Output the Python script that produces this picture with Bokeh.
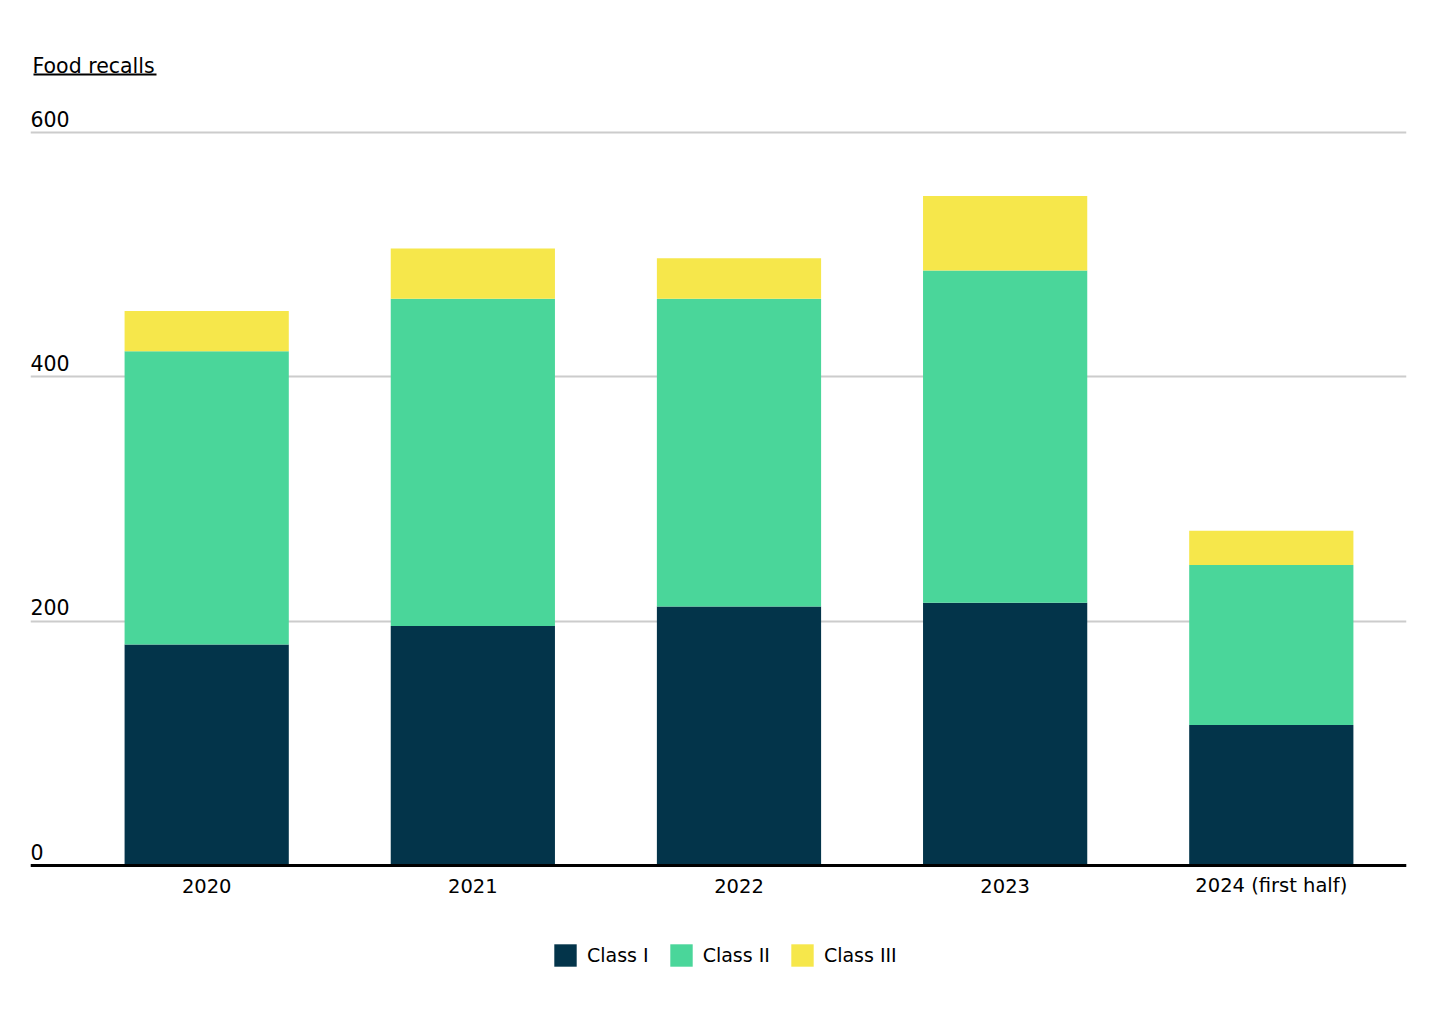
from bokeh.plotting import figure
from bokeh.models import Range1d, ColumnDataSource, Label, BoxAnnotation, Legend, LegendItem, FixedTicker, Span
from bokeh.core.properties import value
from bokeh.embed import file_html
from bokeh.resources import INLINE

years = ["2020", "2021", "2022", "2023", "2024 (first half)"]
class_i = [181, 196, 212, 215, 115]
class_ii = [240, 268, 252, 272, 131]
class_iii = [33, 41, 33, 61, 28]
y_ticks = [0, 200, 400, 600]
series_names = ["Class I", "Class II", "Class III"]
colors = ["#03344a", "#4ad69a", "#f6e74b"]

FONT = "DejaVu Sans"

xs = list(range(len(years)))
src = ColumnDataSource(dict(x=xs, c1=class_i, c2=class_ii, c3=class_iii))

p = figure(frame_width=1376, frame_height=970, output_backend="svg", toolbar_location=None,
           title=None, y_axis_location=None, x_axis_location=None,
           x_range=Range1d(-0.662, 4.508), y_range=Range1d(-102.3, 691.7),
           min_border_left=30, min_border_right=28, min_border_top=20,
           min_border_bottom=10)
p.outline_line_color = None
p.background_fill_color = "white"
p.border_fill_color = "white"

renderers = p.vbar_stack(["c1", "c2", "c3"], x="x", width=0.617, source=src,
                         color=colors, line_color=None)

# grid
p.xgrid.grid_line_color = None
p.ygrid.ticker = FixedTicker(ticks=y_ticks)
p.ygrid.grid_line_color = "#cccccc"
p.ygrid.grid_line_width = 2

# baseline (x axis line)
p.add_layout(Span(location=0, dimension="width", line_color="black", line_width=3))

# x category labels
xl_src = ColumnDataSource(dict(x=xs, y=[0] * len(xs), t=years))
p.text(x="x", y="y", text="t", source=xl_src, text_font=value(FONT),
       text_font_size="19.5px", text_color="black", text_baseline="alphabetic",
       text_align="center", y_offset=20)

# y tick labels drawn above grid lines
tick_src = ColumnDataSource(dict(x=[-0.662] * len(y_ticks), y=y_ticks,
                                 t=[str(v) for v in y_ticks]))
p.text(x="x", y="y", text="t", source=tick_src, text_font=value(FONT),
       text_font_size="20.5px", text_color="black", text_baseline="alphabetic",
       text_align="left", x_offset=0, y_offset=-14)

# title with underline
title = Label(x=2, y=925, x_units="screen", y_units="screen", text="Food recalls",
              text_font=FONT, text_font_size="20.5px", text_color="black",
              text_baseline="alphabetic", text_align="left")
p.add_layout(title)
underline = BoxAnnotation(left=3, right=126, bottom=915, top=917,
                          left_units="screen", right_units="screen",
                          bottom_units="screen", top_units="screen",
                          fill_color="black", fill_alpha=1, line_color=None)
p.add_layout(underline)

legend = Legend(items=[LegendItem(label=n, renderers=[r]) for n, r in zip(series_names, renderers)],
                orientation="horizontal", location=(521, 21))
legend.border_line_color = None
legend.background_fill_alpha = 0
legend.label_text_font = FONT
legend.label_text_font_size = "19px"
legend.label_text_color = "black"
legend.glyph_width = 28
legend.glyph_height = 28
legend.label_height = 22
legend.label_standoff = 8
legend.spacing = 18
legend.margin = 0
legend.padding = 5
p.add_layout(legend)

open("out.html", "w").write(file_html(p, INLINE))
################
[EXERCISE GOAL] Print out the lines exactly, skipping any picture.

[TASK OUTPUT]
Output the Python script that produces this picture with Bokeh.
from bokeh.plotting import figure
from bokeh.models import Range1d, ColumnDataSource, Label, BoxAnnotation, Legend, LegendItem, FixedTicker, Span
from bokeh.core.properties import value
from bokeh.embed import file_html
from bokeh.resources import INLINE

years = ["2020", "2021", "2022", "2023", "2024 (first half)"]
class_i = [181, 196, 212, 215, 115]
class_ii = [240, 268, 252, 272, 131]
class_iii = [33, 41, 33, 61, 28]
y_ticks = [0, 200, 400, 600]
series_names = ["Class I", "Class II", "Class III"]
colors = ["#03344a", "#4ad69a", "#f6e74b"]

FONT = "DejaVu Sans"

xs = list(range(len(years)))
src = ColumnDataSource(dict(x=xs, c1=class_i, c2=class_ii, c3=class_iii))

p = figure(frame_width=1376, frame_height=970, output_backend="svg", toolbar_location=None,
           title=None, y_axis_location=None, x_axis_location=None,
           x_range=Range1d(-0.662, 4.508), y_range=Range1d(-102.3, 691.7),
           min_border_left=30, min_border_right=28, min_border_top=20,
           min_border_bottom=10)
p.outline_line_color = None
p.background_fill_color = "white"
p.border_fill_color = "white"

renderers = p.vbar_stack(["c1", "c2", "c3"], x="x", width=0.617, source=src,
                         color=colors, line_color=None)

# grid
p.xgrid.grid_line_color = None
p.ygrid.ticker = FixedTicker(ticks=y_ticks)
p.ygrid.grid_line_color = "#cccccc"
p.ygrid.grid_line_width = 2

# baseline (x axis line)
p.add_layout(Span(location=0, dimension="width", line_color="black", line_width=3))

# x category labels
xl_src = ColumnDataSource(dict(x=xs, y=[0] * len(xs), t=years))
p.text(x="x", y="y", text="t", source=xl_src, text_font=value(FONT),
       text_font_size="19.5px", text_color="black", text_baseline="alphabetic",
       text_align="center", y_offset=20)

# y tick labels drawn above grid lines
tick_src = ColumnDataSource(dict(x=[-0.662] * len(y_ticks), y=y_ticks,
                                 t=[str(v) for v in y_ticks]))
p.text(x="x", y="y", text="t", source=tick_src, text_font=value(FONT),
       text_font_size="20.5px", text_color="black", text_baseline="alphabetic",
       text_align="left", x_offset=0, y_offset=-14)

# title with underline
title = Label(x=2, y=925, x_units="screen", y_units="screen", text="Food recalls",
              text_font=FONT, text_font_size="20.5px", text_color="black",
              text_baseline="alphabetic", text_align="left")
p.add_layout(title)
underline = BoxAnnotation(left=3, right=126, bottom=915, top=917,
                          left_units="screen", right_units="screen",
                          bottom_units="screen", top_units="screen",
                          fill_color="black", fill_alpha=1, line_color=None)
p.add_layout(underline)

legend = Legend(items=[LegendItem(label=n, renderers=[r]) for n, r in zip(series_names, renderers)],
                orientation="horizontal", location=(521, 21))
legend.border_line_color = None
legend.background_fill_alpha = 0
legend.label_text_font = FONT
legend.label_text_font_size = "19px"
legend.label_text_color = "black"
legend.glyph_width = 28
legend.glyph_height = 28
legend.label_height = 22
legend.label_standoff = 8
legend.spacing = 18
legend.margin = 0
legend.padding = 5
p.add_layout(legend)

open("out.html", "w").write(file_html(p, INLINE))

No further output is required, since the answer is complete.